The crisis in American leadership is a crisis of too much confidence in old ideas and a refusal to look ahead to new ideas. For conservatives, it is heresy to even suggest we might learn from other nations who have not seen their economies destroyed by banksters. Yet, right wing populists are furious at Wall Street for wrecking the economy. They want reform of the economy every bit as much as liberals (albeit their reforms might look different). Yet our leaders dither, unable to see that system itself has become badly out of balance.
Too many of our leaders have failed to recognize McGowan's insight:
Liberalism aims to create, foster, encourage, and maintain a public sphere apart from the government, a realm sometimes referred to as "civil society."
The teabaggers screaming at town hall meetings in 2009 were being manipulated, yes, but they were open to manipulation because the economy had crashed and it felt as if no one in government was willing to hold the responsible parties accountable. They were bussed in and they were fed lies and they exploded, attacking the very notion of rational, reasonable public debate. Anger on the left is rooted in the same dynamic - we needed a leader who could point the way forward and we didn't get one. The American public is profoundly discontented right now because our leaders have proven inadequate, unable to break free of their assumptions, apparently unwilling to confront their own deeply cherished beliefs and recognize that they played a role in creating our current problems.
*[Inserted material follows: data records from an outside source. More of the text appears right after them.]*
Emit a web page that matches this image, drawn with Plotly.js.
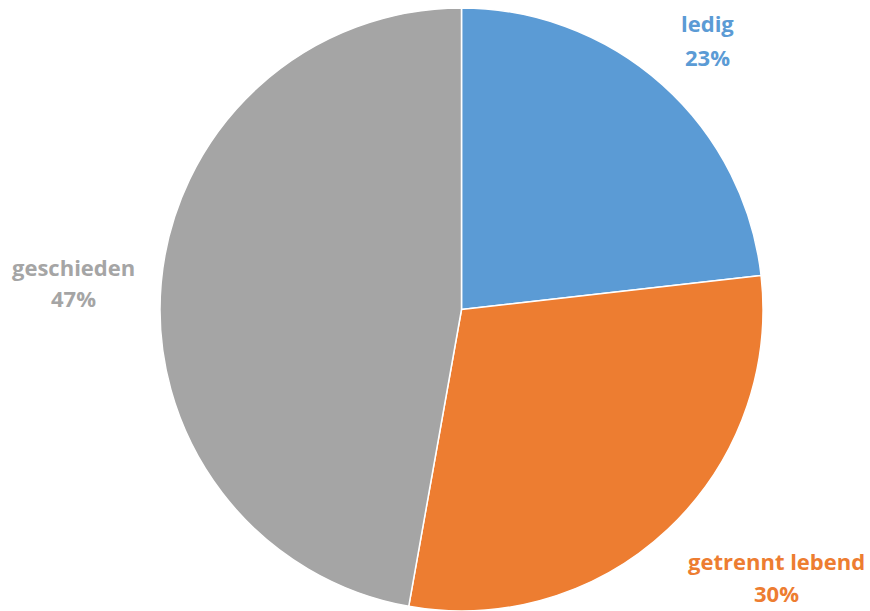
<!DOCTYPE html>
<html>
<head>
<meta charset="utf-8">
<script src="https://cdn.plot.ly/plotly-3.0.1.min.js"></script>
<style>html,body{margin:0;padding:0;background:#fff;}#chart{width:870px;height:611px;}</style>
</head>
<body>
<div id="chart"></div>
<script>
const categories = ["ledig", "getrennt lebend", "geschieden"];
const values = [23.2, 29.6, 47.2];
const colors = ["#5B9BD5", "#ED7D31", "#A5A5A5"];
// label placement (pixels) for name and percent lines
const labelPos = [
  {x: 707, yName: 23, yPct: 57},
  {x: 776, yName: 561, yPct: 593},
  {x: 73,  yName: 267, yPct: 298}
];

const W = 870, H = 611;
const total = values.reduce((a, b) => a + b, 0);
const annotations = [];
categories.forEach((c, i) => {
  const pct = Math.round(values[i] / total * 100) + "%";
  [[c, labelPos[i].yName], [pct, labelPos[i].yPct]].forEach(([t, y]) => {
    annotations.push({
      text: "<b>" + t + "</b>",
      x: labelPos[i].x / W, y: 1 - y / H,
      xref: "paper", yref: "paper",
      xanchor: "center", yanchor: "middle",
      showarrow: false,
      font: {family: "Open Sans, sans-serif", size: 22, color: colors[i]}
    });
  });
});

const cx = 461.5, cy = 310, r = 302;
Plotly.newPlot("chart", [{
  type: "pie",
  labels: categories,
  values: values,
  sort: false,
  direction: "clockwise",
  rotation: 0,
  marker: {colors: colors, line: {color: "#ffffff", width: 1.5}},
  textinfo: "none",
  hoverinfo: "label+percent",
  showlegend: false,
  domain: {x: [(cx - r) / W, (cx + r) / W], y: [1 - (cy + r) / H, 1 - (cy - r) / H]}
}], {
  width: W, height: H,
  margin: {l: 0, r: 0, t: 0, b: 0},
  paper_bgcolor: "#ffffff",
  showlegend: false,
  annotations: annotations
}, {displayModeBar: false, staticPlot: true});
</script>
</body>
</html>
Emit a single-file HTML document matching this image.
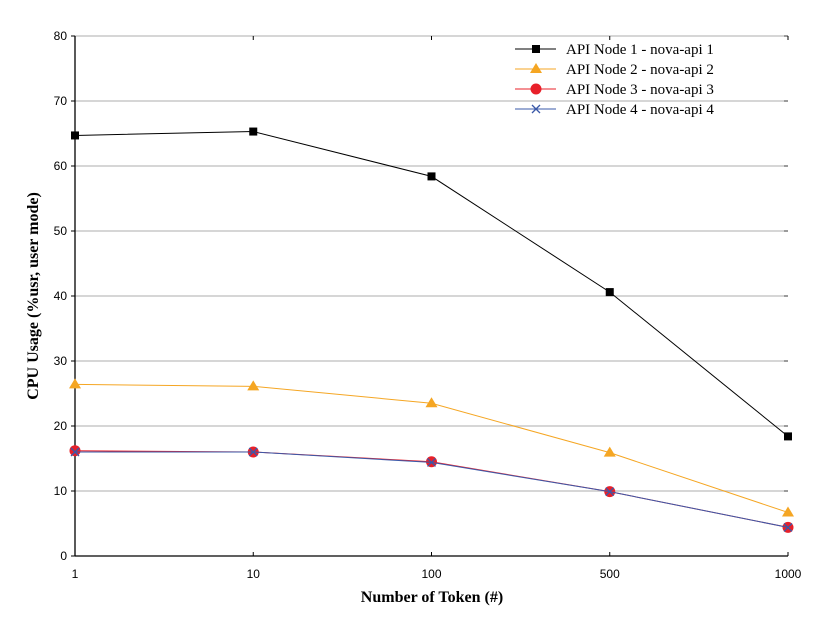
<!DOCTYPE html>
<html><head><meta charset="utf-8"><style>
body{margin:0;background:#fff}
svg text{font-family:"Liberation Sans",sans-serif}
</style></head><body>
<svg width="834" height="621" viewBox="0 0 834 621">
<g id="grid"></g><g id="axes"></g><g id="series"></g><g id="legend"></g>
<text x="432" y="602" text-anchor="middle" style="font-family:'Liberation Serif',serif;font-weight:bold;font-size:16px">Number of Token (#)</text>
<text transform="translate(38,296) rotate(-90)" text-anchor="middle" style="font-family:'Liberation Serif',serif;font-weight:bold;font-size:16px">CPU Usage (%usr, user mode)</text>
</svg>
<script>
const categories=["1","10","100","500","1000"];
const yTicks=[0,10,20,30,40,50,60,70,80];
const node1=[64.7,65.3,58.4,40.6,18.4];
const node2=[26.4,26.1,23.5,15.9,6.7];
const node3=[16.2,16.0,14.5,9.9,4.4];
const node4=[16.0,16.0,14.4,9.9,4.4];
const seriesNames=["API Node 1 - nova-api 1","API Node 2 - nova-api 2","API Node 3 - nova-api 3","API Node 4 - nova-api 4"];
const NS="http://www.w3.org/2000/svg";
const X0=75,X1=788,Y0=556,Y1=36;
const xs=i=>X0+i*(X1-X0)/(categories.length-1);
const ys=v=>Y0-v/80*(Y0-Y1);
function mk(t,a,p){const e=document.createElementNS(NS,t);for(const k in a)e.setAttribute(k,a[k]);p.appendChild(e);return e;}
const grid=document.getElementById('grid'),axes=document.getElementById('axes'),ser=document.getElementById('series'),leg=document.getElementById('legend');
yTicks.forEach(v=>{
 if(v>0){const l=mk('line',{x1:X0,x2:X1,y1:ys(v),y2:ys(v),stroke:'#c8c8c8','stroke-width':1.5},grid);
 
 }
 mk('line',{x1:X0-4,x2:X0,y1:ys(v),y2:ys(v),stroke:'#000'},axes);
 mk('line',{x1:X1-4,x2:X1,y1:ys(v),y2:ys(v),stroke:'#555'},axes);
 const t=mk('text',{x:X0-8,y:ys(v)+4,'text-anchor':'end','font-size':12},axes);t.textContent=v;
 
 
});
categories.forEach((c,i)=>{
 mk('line',{x1:xs(i),x2:xs(i),y1:Y0,y2:Y0-4,stroke:'#000'},axes);
 mk('line',{x1:xs(i),x2:xs(i),y1:Y1,y2:Y1+4,stroke:'#000'},axes);
 const t=mk('text',{x:xs(i),y:Y0+22,'text-anchor':'middle','font-size':12},axes);t.textContent=c;
 
 
});
mk('line',{x1:X0,x2:X0,y1:Y1,y2:Y0,stroke:'#000','stroke-width':1.3},axes);
mk('line',{x1:X0,x2:X1,y1:Y0,y2:Y0,stroke:'#000','stroke-width':1.3},axes);
function marker(type,x,y,c,p){
 let e;
 if(type=='sq')e=mk('rect',{x:x-4,y:y-4,width:8,height:8,fill:c},p);
 else if(type=='tri')e=mk('polygon',{points:`${x},${y-6} ${x-6},${y+4} ${x+6},${y+4}`,fill:c},p);
 else if(type=='circ')e=mk('circle',{cx:x,cy:y,r:5.5,fill:c},p);
 else {e=mk('path',{d:`M${x-4} ${y-4}L${x+4} ${y+4}M${x-4} ${y+4}L${x+4} ${y-4}`,stroke:c,'stroke-width':1.3},p);}
 return e;
}
const all=[node1,node2,node3,node4],cols=['#000','#f5a623','#e8202a','#3a58a8'],mks=['sq','tri','circ','x'],names=['series-node-1','series-node-2','series-node-3','series-node-4'];
all.forEach((d,s)=>{
 const g=mk('g',{},ser);
 
 
 mk('polyline',{points:d.map((v,i)=>xs(i)+','+ys(v)).join(' '),fill:'none',stroke:cols[s],'stroke-width':1},g);
 d.forEach((v,i)=>{const m=marker(mks[s],xs(i),ys(v),cols[s],g);
  
  });
 const ly=49+s*20;
 const lg=mk('g',{},leg);
 
 
 mk('line',{x1:515,x2:556,y1:ly,y2:ly,stroke:cols[s],'stroke-width':1},lg);
 marker(mks[s],536,ly,cols[s],lg);
 const t=mk('text',{x:566,y:ly+5,'font-size':15,style:"font-family:'Liberation Serif',serif"},lg);t.textContent=seriesNames[s];
});
</script>
</body></html>
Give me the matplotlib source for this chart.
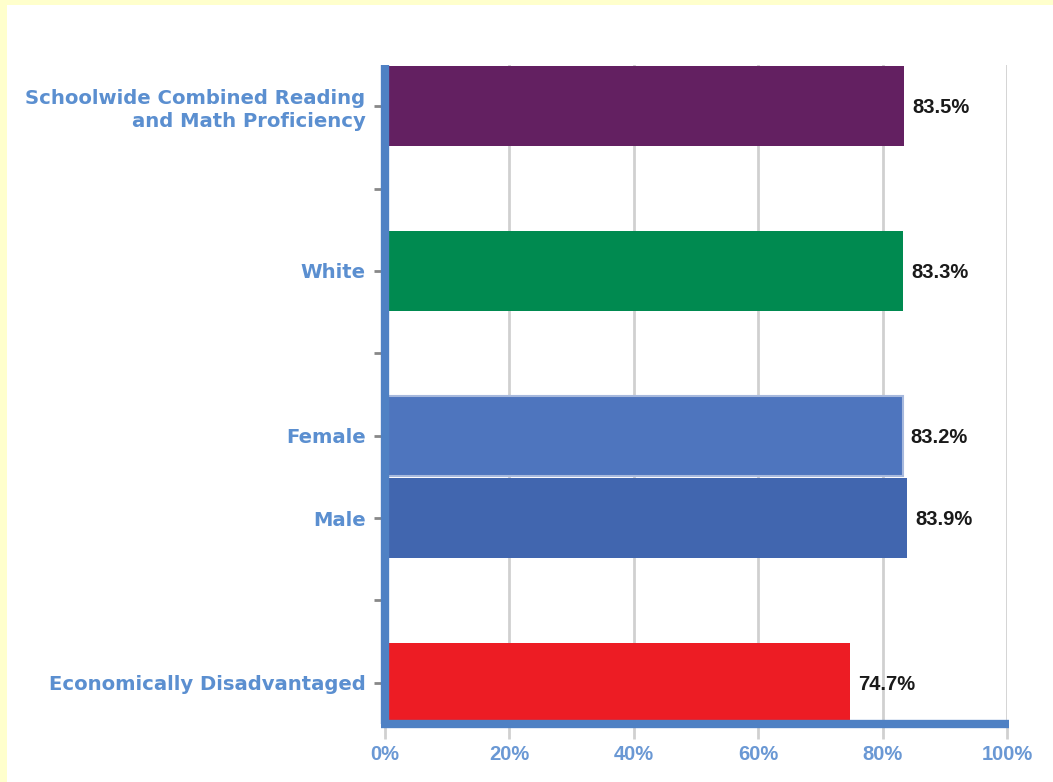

Leadership has become inflexible, trapped in a bizarre endless dance of public positioning, trench warfare over arcane legislative issues disconnected from every day life. As badly needed as real health care reform was and is, the timing was wrong and the debate a disaster of legislative malpractice in which principle was sacrificed again and again. Conservatives in both parties - terrified of successful government - have done nothing positive but have dragged the debate into legislative arcana and horse-trading. The endless debate over deficits and debt ceilings was only the latest nadir in a series of government nadirs. Leadership which fails to address the every day, real concerns of Americans is failed leadership. The World War One metaphor isn't a bad one - we've become a nation defined by a government waging a war of attrition against itself, wasting opportunity after opportunity.
We experimented and the results were bad and our leaders have seemed collectively and individually incapable of recognizing that failure and doing something about it. And so our crisis of leadership continues in a feedback loop, exhausted and exhausting, staggering from real crisis to fake crisis to imagined crisis and back unable to gather anything like its wits and then staggering fecklessly back. Burdened by a president apparently convinced compromise is the highest value and an opposition prepared to sacrifice everything to make that president look bad, Americans are yearning for a new generation of leaders.